This section describes the Sun Cluster HA for BEA WebLogic Server Fault Monitor.
The Fault Monitor detects failures and takes action. If the monitor detects a failure in a BEA WebLogic Server, it first restarts the BEA WebLogic Server. If the BEA WebLogic Server fails a certain number of times (configurable by the administrator) within a certain time window (configurable by the administrator), the resource group containing the BEA WebLogic Server will be failed over to another surviving cluster node and restarted.
The Fault Monitor method, by default, probes the server URL set in the extension property Server_url. The probe connects to the hostname and the port and then does an HTTP GET request on the URL. If the connect fails, it is considered a complete failure and the resource group containing the BEA WebLogic Server is restarted or failed over to another surviving cluster node and restarted. If the connect succeeds, but the http response code is 500 (internal server error), it is also considered a complete failure and the resource group is restarted or failed over. All other http response codes are considered a success.
If the monitor_uri_list extension property is set, the probe method connects to the URIs mentioned in the list and takes action if there is a failure. The probe performs an HTTP GET on the specified URI or URIs.
If a complete failure (URL or URI probe) of the BEA WebLogic Server instance is detected by the probe, and if a database probe script is specified in the extension property db_probe_script, the probe method will probe the database before taking any action on the BEA WebLogic Server resource. If the database probe script returns success (database is up), action is taken on the BEA WebLogic Server resource. If the database probe script returns a failure (database is down), the BEA WebLogic Server probe will not take any action (restart or failover) until the database is up.
Before starting the BEA WebLogic Server configured in the resource, the BEA WebLogic Server configuration and the resource extension properties are validated. If the db_probe_script extension property is set, the database is probed by invoking the script set in the extension property. If the database is up, the BEA WebLogic Server is started by invoking the START script configured in the extension property Start_script under pmf. If the database is not up, the START method will return success and let the probe method handle the starting of the BEA WebLogic Server. The probe method will wait until the database is up to start the BEA WebLogic Server, as explained in Probing Algorithm and Functionality.

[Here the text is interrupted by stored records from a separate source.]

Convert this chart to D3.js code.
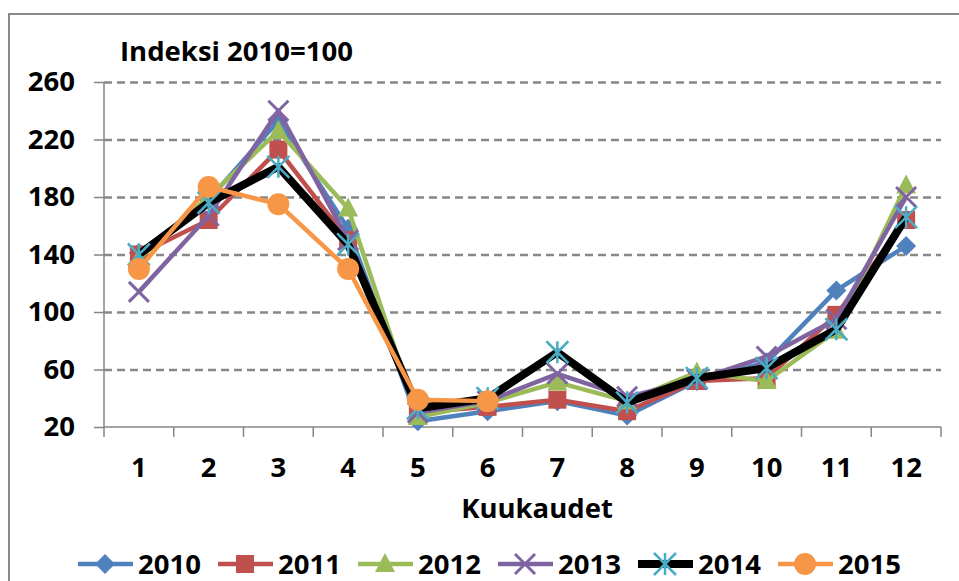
<!DOCTYPE html>
<html><head><meta charset="utf-8">
<script src="https://cdn.jsdelivr.net/npm/d3@7"></script>
<style>
html,body{margin:0;padding:0;background:#fff;}
svg text{font-family:"Open Sans",sans-serif;font-weight:bold;fill:#000;}
</style></head>
<body><svg id="c" width="959" height="581"></svg>
<script>
const months = [1,2,3,4,5,6,7,8,9,10,11,12];
const yTicks = [20,60,100,140,180,220,260];
const s2010 = [141,178,233,158,24,31,38,28,52,65,115,146];
const s2011 = [140,164,213,150,30,34,39,31,52,54,98,164];
const s2012 = [137,180,226,172,27,37,51,38,58,52,87,188];
const s2013 = [114,167,240,150,30,38,57,41,53,69,95,180];
const s2014 = [140,176,201,147,33,40,72,37,54,61,88,166];
const s2015 = [130,187,175,130,39,38];
const seriesNames = ["2010","2011","2012","2013","2014","2015"];
const titleText = "Indeksi 2010=100";
const xTitle = "Kuukaudet";

const series = [
  {name:"2010", values:s2010, line:"#4F81BD", mk:"diamond", mc:"#4F81BD", lw:4.5},
  {name:"2011", values:s2011, line:"#C0504D", mk:"square", mc:"#C0504D", lw:4.5},
  {name:"2012", values:s2012, line:"#9BBB59", mk:"triangle", mc:"#9BBB59", lw:4.5},
  {name:"2013", values:s2013, line:"#8064A2", mk:"x", mc:"#8064A2", lw:4.5},
  {name:"2014", values:s2014, line:"#000000", mk:"star", mc:"#4BACC6", lw:8},
  {name:"2015", values:s2015, line:"#F79646", mk:"circle", mc:"#F79646", lw:4.5}
];

const svg = d3.select("#c");
const L = 104, R = 941, T = 82, B = 427;
const FS = "27.5px";
const x = d3.scaleBand().domain(months).range([L,R]);
const xc = m => x(m) + x.bandwidth()/2;
const y = d3.scaleLinear().domain([20,260]).range([B,T]);

// frame
svg.append("path").attr("d","M9,581 L9,14 L959,14").attr("fill","none").attr("stroke","#8a8a8a").attr("stroke-width",2);

// gridlines
const grid = svg.append("g").attr("transform",`translate(${L},0)`)
  .call(d3.axisLeft(y).tickValues(yTicks).tickSize(-(R-L)).tickFormat(""));
grid.select(".domain").remove();
grid.selectAll("line").attr("stroke","#888888").attr("stroke-width",2.5).attr("stroke-dasharray","8,5");
grid.selectAll(".tick").filter(d=>d===20).remove();

// y axis
const ya = svg.append("g").attr("transform",`translate(${L},0)`)
  .call(d3.axisLeft(y).tickValues(yTicks).tickSize(10).tickPadding(19));
ya.select(".domain").attr("stroke","#868686").attr("stroke-width",1.5).attr("d",`M0,${T}V${B}`);
ya.selectAll("line").attr("stroke","#868686").attr("stroke-width",1.5);
ya.selectAll("text").style("font-size",FS).attr("fill","#000");

// x axis
const xa = svg.append("g").attr("transform",`translate(0,${B})`)
  .call(d3.axisBottom(x).tickSize(0).tickPadding(30));
xa.select(".domain").attr("stroke","#868686").attr("stroke-width",1.5).attr("d",`M${L},0H${R}`);
xa.selectAll("text").style("font-size",FS).attr("fill","#000");
const bounds = months.map(m=>x(m)).concat([R]);
xa.selectAll("line.bt").data(bounds).enter().append("line").attr("class","bt")
  .attr("x1",d=>d).attr("x2",d=>d).attr("y1",0).attr("y2",10)
  .attr("stroke","#868686").attr("stroke-width",1.5);

// titles
svg.append("text").attr("x",120).attr("y",61).style("font-size",FS).text(titleText);
svg.append("text").attr("x",537).attr("y",518).attr("text-anchor","middle").style("font-size",FS).text(xTitle);

function marker(g, type, color, cx, cy){
  if(type==="diamond"){
    g.append("path").attr("d",`M${cx},${cy-10}L${cx+10},${cy}L${cx},${cy+10}L${cx-10},${cy}Z`).attr("fill",color);
  } else if(type==="square"){
    g.append("rect").attr("x",cx-9).attr("y",cy-9).attr("width",18).attr("height",18).attr("fill",color);
  } else if(type==="triangle"){
    g.append("path").attr("d",`M${cx},${cy-11}L${cx+10},${cy+8}L${cx-10},${cy+8}Z`).attr("fill",color);
  } else if(type==="x"){
    const r=10;
    g.append("path").attr("d",`M${cx-r},${cy-r}L${cx+r},${cy+r}M${cx-r},${cy+r}L${cx+r},${cy-r}`).attr("stroke",color).attr("stroke-width",3).attr("fill","none");
  } else if(type==="star"){
    const r=11;
    g.append("path").attr("d",`M${cx-r},${cy-r}L${cx+r},${cy+r}M${cx-r},${cy+r}L${cx+r},${cy-r}M${cx},${cy-r}L${cx},${cy+r}`).attr("stroke",color).attr("stroke-width",2.5).attr("fill","none");
  } else if(type==="circle"){
    g.append("circle").attr("cx",cx).attr("cy",cy).attr("r",11).attr("fill",color);
  }
}

const line = d3.line().x((d,i)=>xc(months[i])).y(d=>y(d));
series.forEach(s=>{
  const g = svg.append("g");
  g.append("path").attr("d",line(s.values)).attr("fill","none").attr("stroke",s.line)
    .attr("stroke-width",s.lw).attr("stroke-linejoin","round");
  s.values.forEach((v,i)=>marker(g,s.mk,s.mc,xc(months[i]),y(v)));
});

// legend
const lg = svg.append("g");
series.forEach((s,i)=>{
  const cx = 105 + i*140, cy = 564;
  lg.append("line").attr("x1",cx-27).attr("x2",cx+28).attr("y1",cy).attr("y2",cy)
    .attr("stroke",s.line).attr("stroke-width",s.lw);
  marker(lg,s.mk,s.mc,cx,cy);
  lg.append("text").attr("x",cx+33).attr("y",cy+10).style("font-size",FS).text(seriesNames[i]);
});
</script></body></html>
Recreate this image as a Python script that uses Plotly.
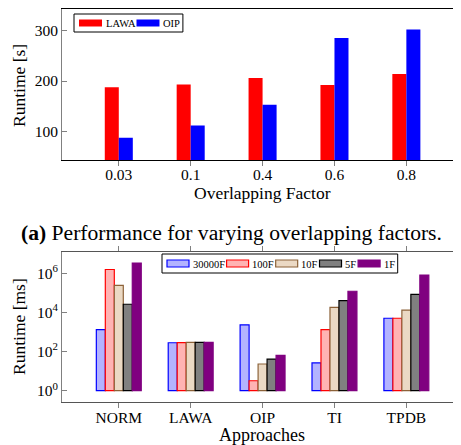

After launching the START script under pmf, the START method waits until the BEA WebLogic Server is in RUNNING mode before declaring the START method as successful. While waiting for the BEA WebLogic Server to start up, the probe method tries to connect to the server to check if it is up. There will be some messages displayed on the console during start up. The message “Failed to connect to host logical-host-1 and port 7001: Connection refused” will continue to be displayed until the BEA WebLogic Server starts up completely. Once the BEA WebLogic Server is in the RUNNING mode, the START method sets the status to “Started Successfully”.
The STOP method stops the BEA WebLogic Server configured in the resource. By default, the STOP method kills the BEA WebLogic Server by sending a SIGKILL to the BEA WebLogic process. If the smooth_shutdown extension property is set to TRUE, the STOP method tries to bring down the BEA WebLogic instance by running the command
java weblogic.Admin -url hostname:port -username $WLS_USER -password $WLS_PW SHUTDOWN
If this command fails, the BEA WebLogic Server is shut down by using SIGKILL. Even if the command succeeds, the STOP method sends SIGKILL to make sure the BEA WebLogic process is stopped.
If the smooth_shutdown extension property is set to TRUE, make sure the WLS_USER and WLS_PW are set in the BEA WebLogic Server START script. Once the Smooth_shutdown is set to TRUE, the WLS_USER and WLS_PW must not be removed from the START script unless the extension property is set to FALSE again.